Mais avec la transposition de la directive européenne, ce « super-privilège » est appelé à être fortement réduit, mettant à mal les finances de l’AGS, et in fine, le versement des salaires aux employés. Selon les organisations syndicales, le texte du ministère de la Justice prévoirait ainsi que les mandataires comme les banques, assurances, experts ou avocats auraient dorénavant priorité dans l’ordre des mandataires, relayant en queue de peloton l’AGS.
À la clef, l’organisme, qui touchait jusqu’à maintenant 55 % des sommes disponibles dans le cas d’une liquidation judiciaire grâce à sa situation de « super-privilégié », verrait sa part baisser à 11 % avec la réforme, selon une note du cabinet Rexecode, consultée par l’Obs. Une situation encore plus dommageable dans le contexte actuel. La hausse des faillites annoncée entraînerait dans le budget de l’organisme un déficit de 500 millions d’euros rien que cette année, engendrant le risque de voir des salariés privés de leur salaire.
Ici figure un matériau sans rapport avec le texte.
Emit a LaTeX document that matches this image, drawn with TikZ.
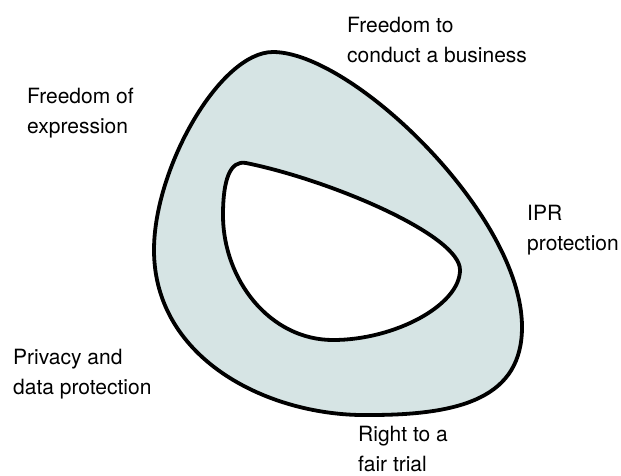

Conscient des craintes engendrées par cette réforme, le gouvernement a demandé en mars à René Ricol, ancien commissaire à l’investissement, de réaliser un rapport sur le sujet. Remis à Matignon le 21 avril, le document confirme d’abord les peurs des syndicats, en indiquant qu’avec l’actuel projet, le rang de l’AGS dans le cas des procédures en liquidation judiciaire serait bien relayé derrière celui des mandataires judiciaires, comme cela avait été dénoncé.
René Ricol demande également au gouvernement de « reprendre l’état actuel du droit », et donc de conserver le statut de super-privilégié de l’AGS, afin de garantir le versement des salaires aux employés d’une entreprise en liquidation judiciaire.
Une proposition de résolution pour pérenniser le statut de l’AGS
S’inscrivant dans la même lignée que les conclusions du rapport, Bruno Retailleau, le président du groupe Les Républicains au Sénat, a déposé le 19 mars une proposition de résolution au Palais du Luxembourg, qui « invite le gouvernement à réaffirmer le caractère fondamental et inamovible du surprivilège de l’AGS ».
Reprenant les craintes formulées par les organisations syndicales et patronales, la résolution s’inquiète dans l’exposé de ses motifs de la « menace de rétrograder ce surprivilège du troisième au sixième rang dans l’ordre des créanciers » avec le risque de voir, à terme, « à ce que le personnel des entreprises en faillite, ou au bord de la faillite, ne puisse plus être payé ».
La proposition entend même aller plus loin, en proposant d’élargir le rôle de l’AGS. L’organisme pourrait ainsi être appelé à prendre part dans le reclassement des salariés dont l’emploi est menacé, avec l’ « élargissement du champ d’intervention de l’AGS à des mesures de reclassement des salariés » ainsi qu’à ouvrir « l’ouverture d’une protection spécifique de garantie des salaires des indépendants durement éprouvés par la crise ».
La proposition de résolution, qui vise à faire prendre au Sénat une position politique sur un sujet donné, sera discutée mardi 4 mai en séance publique. Le gouvernement, dans un communiqué de presse, a lui annoncé qu’il « finalisera l’avant-projet d’ordonnance en vue de sa promulgation d’ici l’été sur la base des recommandations du rapport et engagera des travaux sur les pistes de réforme proposées à plus moyen terme ».